■ Task prompt: Can you write out all the lines word for word, with no pictures?

■ Supplied information:
########

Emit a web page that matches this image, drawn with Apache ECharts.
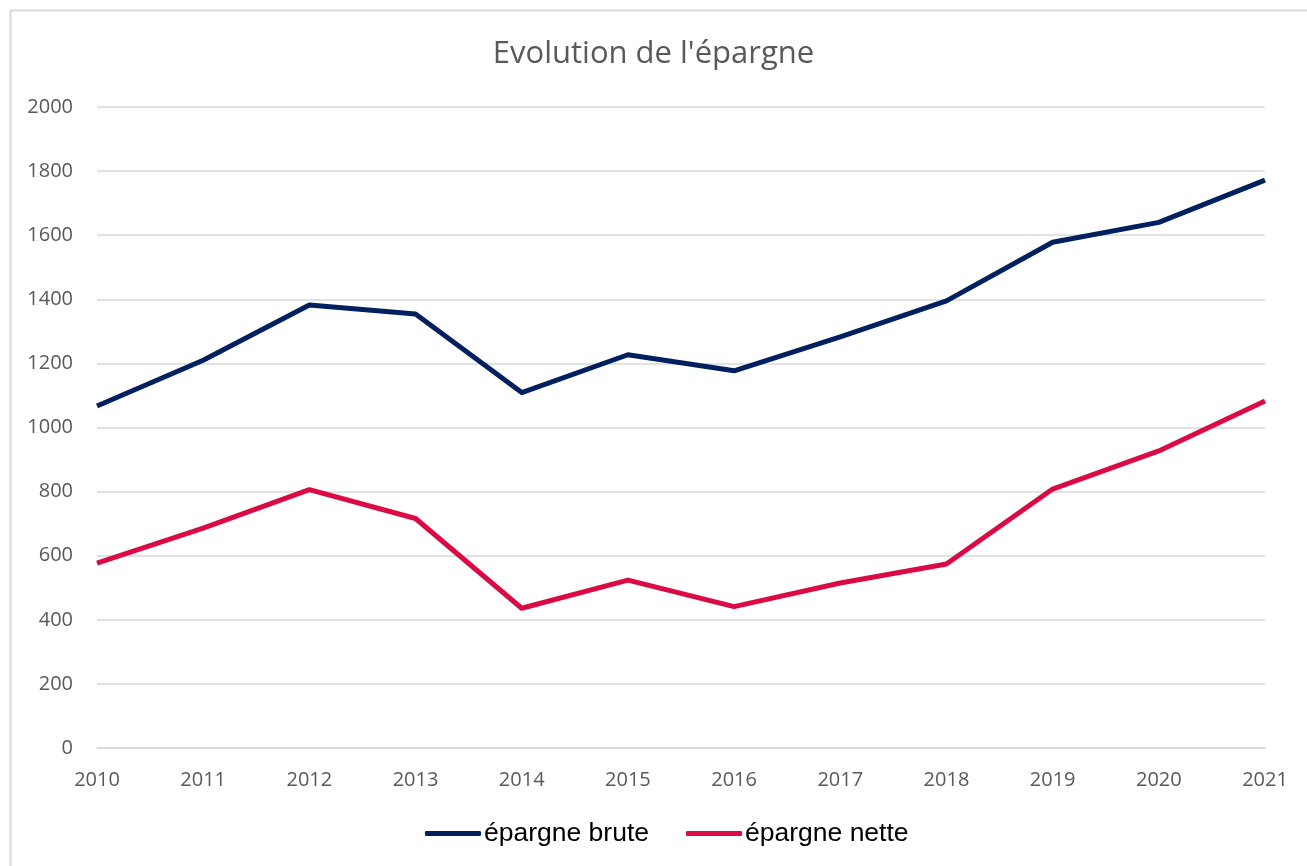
<!DOCTYPE html>
<html>
<head>
<meta charset="utf-8">
<script src="https://cdn.jsdelivr.net/npm/echarts@6/dist/echarts.min.js"></script>
<style>
html,body{margin:0;padding:0;background:#fff;}
#chart{width:1307px;height:866px;}
</style>
</head>
<body>
<div id="chart"></div>
<script>
const years = ['2010','2011','2012','2013','2014','2015','2016','2017','2018','2019','2020','2021'];
const epargneBrute = [1067, 1210, 1382, 1354, 1109, 1227, 1177, 1283, 1395, 1578, 1640, 1772];
const epargneNette = [577, 686, 806, 716, 436, 524, 441, 515, 574, 808, 927, 1083];
const seriesNames = ['épargne brute', 'épargne nette'];
const titleText = "Evolution de l'épargne";

const chart = echarts.init(document.getElementById('chart'));
const tickFont = '"Open Sans", Lato, sans-serif';
chart.setOption({
  animation: false,
  backgroundColor: '#ffffff',
  graphic: [{
    type: 'rect', left: 8, top: 8,
    shape: { width: 1320, height: 880 },
    style: { fill: 'none', stroke: '#d9d9d9', lineWidth: 2 },
    silent: true, z: -1
  }],
  title: {
    text: titleText,
    left: 'center', top: 34,
    textStyle: { fontFamily: tickFont, fontSize: 31, fontWeight: 'normal', color: '#595959' }
  },
  legend: {
    bottom: 14,
    left: 420,
    icon: 'roundRect',
    itemWidth: 56, itemHeight: 5,
    itemGap: 37,
    textStyle: { fontFamily: '"Liberation Sans", Arial, sans-serif', fontSize: 26.5, color: '#000000', padding: [0,0,0,-2] },
    data: seriesNames
  },
  grid: { left: 97, right: 42, top: 107, bottom: 118, containLabel: false },
  xAxis: {
    type: 'category',
    data: years,
    boundaryGap: false,
    axisLine: { show: true, lineStyle: { color: '#d9d9d9', width: 1.5 } },
    axisTick: { show: false },
    axisLabel: { margin: 22, fontFamily: tickFont, fontSize: 20, color: '#595959' }
  },
  yAxis: {
    type: 'value',
    min: 0, max: 2000, interval: 200,
    axisLine: { show: false },
    axisTick: { show: false },
    axisLabel: { margin: 24, fontFamily: tickFont, fontSize: 20, color: '#595959', formatter: function (v) { return String(v); } },
    splitLine: { lineStyle: { color: '#d9d9d9', width: 1.5 } }
  },
  series: [
    {
      name: seriesNames[0], type: 'line', data: epargneBrute,
      symbol: 'none', color: '#002060',
      lineStyle: { width: 5, color: '#002060', join: 'round' }
    },
    {
      name: seriesNames[1], type: 'line', data: epargneNette,
      symbol: 'none', color: '#DC0A44',
      lineStyle: { width: 5, color: '#DC0A44', join: 'round' }
    }
  ]
});
</script>
</body>
</html>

########

■ Task output:
Emit a web page that matches this image, drawn with Apache ECharts.
<!DOCTYPE html>
<html>
<head>
<meta charset="utf-8">
<script src="https://cdn.jsdelivr.net/npm/echarts@6/dist/echarts.min.js"></script>
<style>
html,body{margin:0;padding:0;background:#fff;}
#chart{width:1307px;height:866px;}
</style>
</head>
<body>
<div id="chart"></div>
<script>
const years = ['2010','2011','2012','2013','2014','2015','2016','2017','2018','2019','2020','2021'];
const epargneBrute = [1067, 1210, 1382, 1354, 1109, 1227, 1177, 1283, 1395, 1578, 1640, 1772];
const epargneNette = [577, 686, 806, 716, 436, 524, 441, 515, 574, 808, 927, 1083];
const seriesNames = ['épargne brute', 'épargne nette'];
const titleText = "Evolution de l'épargne";

const chart = echarts.init(document.getElementById('chart'));
const tickFont = '"Open Sans", Lato, sans-serif';
chart.setOption({
  animation: false,
  backgroundColor: '#ffffff',
  graphic: [{
    type: 'rect', left: 8, top: 8,
    shape: { width: 1320, height: 880 },
    style: { fill: 'none', stroke: '#d9d9d9', lineWidth: 2 },
    silent: true, z: -1
  }],
  title: {
    text: titleText,
    left: 'center', top: 34,
    textStyle: { fontFamily: tickFont, fontSize: 31, fontWeight: 'normal', color: '#595959' }
  },
  legend: {
    bottom: 14,
    left: 420,
    icon: 'roundRect',
    itemWidth: 56, itemHeight: 5,
    itemGap: 37,
    textStyle: { fontFamily: '"Liberation Sans", Arial, sans-serif', fontSize: 26.5, color: '#000000', padding: [0,0,0,-2] },
    data: seriesNames
  },
  grid: { left: 97, right: 42, top: 107, bottom: 118, containLabel: false },
  xAxis: {
    type: 'category',
    data: years,
    boundaryGap: false,
    axisLine: { show: true, lineStyle: { color: '#d9d9d9', width: 1.5 } },
    axisTick: { show: false },
    axisLabel: { margin: 22, fontFamily: tickFont, fontSize: 20, color: '#595959' }
  },
  yAxis: {
    type: 'value',
    min: 0, max: 2000, interval: 200,
    axisLine: { show: false },
    axisTick: { show: false },
    axisLabel: { margin: 24, fontFamily: tickFont, fontSize: 20, color: '#595959', formatter: function (v) { return String(v); } },
    splitLine: { lineStyle: { color: '#d9d9d9', width: 1.5 } }
  },
  series: [
    {
      name: seriesNames[0], type: 'line', data: epargneBrute,
      symbol: 'none', color: '#002060',
      lineStyle: { width: 5, color: '#002060', join: 'round' }
    },
    {
      name: seriesNames[1], type: 'line', data: epargneNette,
      symbol: 'none', color: '#DC0A44',
      lineStyle: { width: 5, color: '#DC0A44', join: 'round' }
    }
  ]
});
</script>
</body>
</html>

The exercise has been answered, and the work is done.